→ What you need to do: Reproduce only the top of the records, down to and including the line containing "Chart.defaults.color = '#666'".

→ Exercise input:
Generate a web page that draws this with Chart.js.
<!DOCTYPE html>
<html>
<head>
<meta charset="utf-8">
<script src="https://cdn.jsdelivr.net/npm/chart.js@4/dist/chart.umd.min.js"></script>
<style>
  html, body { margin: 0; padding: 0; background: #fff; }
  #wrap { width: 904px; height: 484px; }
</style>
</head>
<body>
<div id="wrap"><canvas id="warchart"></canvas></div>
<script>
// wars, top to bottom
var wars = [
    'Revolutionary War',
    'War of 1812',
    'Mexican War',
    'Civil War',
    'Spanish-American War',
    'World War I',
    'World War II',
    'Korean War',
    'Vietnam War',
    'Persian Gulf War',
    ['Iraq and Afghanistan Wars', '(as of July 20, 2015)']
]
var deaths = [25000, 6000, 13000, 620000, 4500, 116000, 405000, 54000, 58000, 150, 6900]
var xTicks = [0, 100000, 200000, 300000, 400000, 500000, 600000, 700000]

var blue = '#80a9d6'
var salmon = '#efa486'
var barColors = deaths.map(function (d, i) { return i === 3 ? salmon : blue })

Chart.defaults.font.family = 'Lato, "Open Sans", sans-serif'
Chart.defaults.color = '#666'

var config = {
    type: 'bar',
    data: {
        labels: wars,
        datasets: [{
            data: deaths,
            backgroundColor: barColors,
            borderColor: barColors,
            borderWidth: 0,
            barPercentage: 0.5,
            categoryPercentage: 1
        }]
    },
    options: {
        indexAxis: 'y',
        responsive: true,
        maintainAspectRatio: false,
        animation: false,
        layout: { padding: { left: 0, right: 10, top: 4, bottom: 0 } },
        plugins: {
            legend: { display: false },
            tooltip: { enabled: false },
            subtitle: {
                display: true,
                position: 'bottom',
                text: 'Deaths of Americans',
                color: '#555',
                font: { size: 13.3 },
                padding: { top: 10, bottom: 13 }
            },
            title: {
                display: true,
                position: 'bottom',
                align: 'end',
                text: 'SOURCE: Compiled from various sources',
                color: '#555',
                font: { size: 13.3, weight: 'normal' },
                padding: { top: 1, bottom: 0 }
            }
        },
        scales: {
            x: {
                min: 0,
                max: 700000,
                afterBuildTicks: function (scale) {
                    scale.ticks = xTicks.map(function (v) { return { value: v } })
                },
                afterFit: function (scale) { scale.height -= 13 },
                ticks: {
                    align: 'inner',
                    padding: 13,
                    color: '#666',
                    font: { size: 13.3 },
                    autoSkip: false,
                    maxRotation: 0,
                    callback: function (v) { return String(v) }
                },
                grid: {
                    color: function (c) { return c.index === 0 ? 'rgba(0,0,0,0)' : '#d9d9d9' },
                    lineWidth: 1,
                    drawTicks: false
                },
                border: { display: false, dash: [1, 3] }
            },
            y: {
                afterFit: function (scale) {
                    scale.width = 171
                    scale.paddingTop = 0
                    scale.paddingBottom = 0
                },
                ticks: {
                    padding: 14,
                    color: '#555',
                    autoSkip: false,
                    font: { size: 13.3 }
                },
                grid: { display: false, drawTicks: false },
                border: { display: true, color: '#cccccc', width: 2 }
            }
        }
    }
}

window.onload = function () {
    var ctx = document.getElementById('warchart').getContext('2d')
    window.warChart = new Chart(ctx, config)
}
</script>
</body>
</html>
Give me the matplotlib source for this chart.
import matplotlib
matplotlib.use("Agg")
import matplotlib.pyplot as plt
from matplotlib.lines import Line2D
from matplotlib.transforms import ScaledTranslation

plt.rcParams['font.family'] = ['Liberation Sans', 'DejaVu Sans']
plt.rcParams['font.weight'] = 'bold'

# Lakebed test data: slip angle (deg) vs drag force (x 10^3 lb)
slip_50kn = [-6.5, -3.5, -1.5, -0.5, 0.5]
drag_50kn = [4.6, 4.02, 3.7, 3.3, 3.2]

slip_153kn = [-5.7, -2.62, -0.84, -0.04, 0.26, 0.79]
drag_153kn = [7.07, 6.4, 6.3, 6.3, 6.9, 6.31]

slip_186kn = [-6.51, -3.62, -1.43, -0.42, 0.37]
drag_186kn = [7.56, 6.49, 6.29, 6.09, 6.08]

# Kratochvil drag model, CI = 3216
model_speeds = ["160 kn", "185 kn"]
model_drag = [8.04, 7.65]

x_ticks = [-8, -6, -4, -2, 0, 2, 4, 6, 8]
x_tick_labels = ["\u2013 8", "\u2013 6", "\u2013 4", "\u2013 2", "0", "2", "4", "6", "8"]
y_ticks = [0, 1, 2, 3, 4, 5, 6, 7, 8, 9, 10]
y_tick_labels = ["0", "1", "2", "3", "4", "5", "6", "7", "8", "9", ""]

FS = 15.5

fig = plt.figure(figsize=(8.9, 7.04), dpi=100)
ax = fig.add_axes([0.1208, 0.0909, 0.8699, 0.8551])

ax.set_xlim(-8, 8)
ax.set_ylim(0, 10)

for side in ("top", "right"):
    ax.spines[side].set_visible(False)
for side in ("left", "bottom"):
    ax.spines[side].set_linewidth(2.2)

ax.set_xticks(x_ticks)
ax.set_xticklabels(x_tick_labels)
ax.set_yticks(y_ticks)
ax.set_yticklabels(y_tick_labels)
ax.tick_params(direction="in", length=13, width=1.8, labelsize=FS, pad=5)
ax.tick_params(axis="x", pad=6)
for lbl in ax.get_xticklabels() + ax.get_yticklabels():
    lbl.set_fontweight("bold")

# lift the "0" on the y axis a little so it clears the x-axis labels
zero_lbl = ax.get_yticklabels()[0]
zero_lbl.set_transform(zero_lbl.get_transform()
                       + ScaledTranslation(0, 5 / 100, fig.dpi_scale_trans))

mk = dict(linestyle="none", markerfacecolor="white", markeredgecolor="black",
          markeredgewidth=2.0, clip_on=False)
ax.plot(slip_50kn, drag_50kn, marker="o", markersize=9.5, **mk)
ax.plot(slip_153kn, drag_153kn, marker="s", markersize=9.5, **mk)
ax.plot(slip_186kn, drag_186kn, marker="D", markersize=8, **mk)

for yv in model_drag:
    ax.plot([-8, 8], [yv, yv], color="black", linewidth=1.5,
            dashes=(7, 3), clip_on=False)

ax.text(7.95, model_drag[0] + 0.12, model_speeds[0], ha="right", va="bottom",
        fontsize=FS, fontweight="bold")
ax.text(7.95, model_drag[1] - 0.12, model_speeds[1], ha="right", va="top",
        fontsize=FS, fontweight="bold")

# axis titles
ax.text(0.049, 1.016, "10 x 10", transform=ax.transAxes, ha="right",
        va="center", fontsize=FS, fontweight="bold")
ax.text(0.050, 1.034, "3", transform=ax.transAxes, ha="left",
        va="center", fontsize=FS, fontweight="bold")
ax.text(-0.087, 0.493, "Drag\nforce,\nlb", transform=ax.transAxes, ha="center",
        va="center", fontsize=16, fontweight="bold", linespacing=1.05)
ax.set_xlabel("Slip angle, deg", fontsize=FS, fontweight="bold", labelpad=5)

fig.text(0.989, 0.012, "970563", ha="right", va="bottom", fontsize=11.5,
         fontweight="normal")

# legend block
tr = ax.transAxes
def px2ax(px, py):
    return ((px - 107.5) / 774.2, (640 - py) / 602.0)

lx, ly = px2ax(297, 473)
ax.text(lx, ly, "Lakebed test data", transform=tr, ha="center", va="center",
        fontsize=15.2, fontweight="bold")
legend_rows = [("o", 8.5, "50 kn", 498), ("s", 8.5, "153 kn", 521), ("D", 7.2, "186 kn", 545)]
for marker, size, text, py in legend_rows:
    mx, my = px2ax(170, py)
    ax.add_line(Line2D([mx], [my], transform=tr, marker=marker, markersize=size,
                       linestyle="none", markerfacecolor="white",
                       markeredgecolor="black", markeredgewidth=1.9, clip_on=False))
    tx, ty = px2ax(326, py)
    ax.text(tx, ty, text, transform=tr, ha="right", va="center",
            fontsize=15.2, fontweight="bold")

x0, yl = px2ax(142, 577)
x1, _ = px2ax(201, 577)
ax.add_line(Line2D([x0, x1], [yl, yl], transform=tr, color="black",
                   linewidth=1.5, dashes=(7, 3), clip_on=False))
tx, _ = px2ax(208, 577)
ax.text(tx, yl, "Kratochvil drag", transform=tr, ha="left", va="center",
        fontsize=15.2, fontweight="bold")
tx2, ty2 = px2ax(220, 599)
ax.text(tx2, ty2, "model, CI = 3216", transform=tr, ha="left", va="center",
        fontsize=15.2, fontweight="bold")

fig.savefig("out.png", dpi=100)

→ Exercise output:
Generate a web page that draws this with Chart.js.
<!DOCTYPE html>
<html>
<head>
<meta charset="utf-8">
<script src="https://cdn.jsdelivr.net/npm/chart.js@4/dist/chart.umd.min.js"></script>
<style>
  html, body { margin: 0; padding: 0; background: #fff; }
  #wrap { width: 904px; height: 484px; }
</style>
</head>
<body>
<div id="wrap"><canvas id="warchart"></canvas></div>
<script>
// wars, top to bottom
var wars = [
    'Revolutionary War',
    'War of 1812',
    'Mexican War',
    'Civil War',
    'Spanish-American War',
    'World War I',
    'World War II',
    'Korean War',
    'Vietnam War',
    'Persian Gulf War',
    ['Iraq and Afghanistan Wars', '(as of July 20, 2015)']
]
var deaths = [25000, 6000, 13000, 620000, 4500, 116000, 405000, 54000, 58000, 150, 6900]
var xTicks = [0, 100000, 200000, 300000, 400000, 500000, 600000, 700000]

var blue = '#80a9d6'
var salmon = '#efa486'
var barColors = deaths.map(function (d, i) { return i === 3 ? salmon : blue })

Chart.defaults.font.family = 'Lato, "Open Sans", sans-serif'
Chart.defaults.color = '#666'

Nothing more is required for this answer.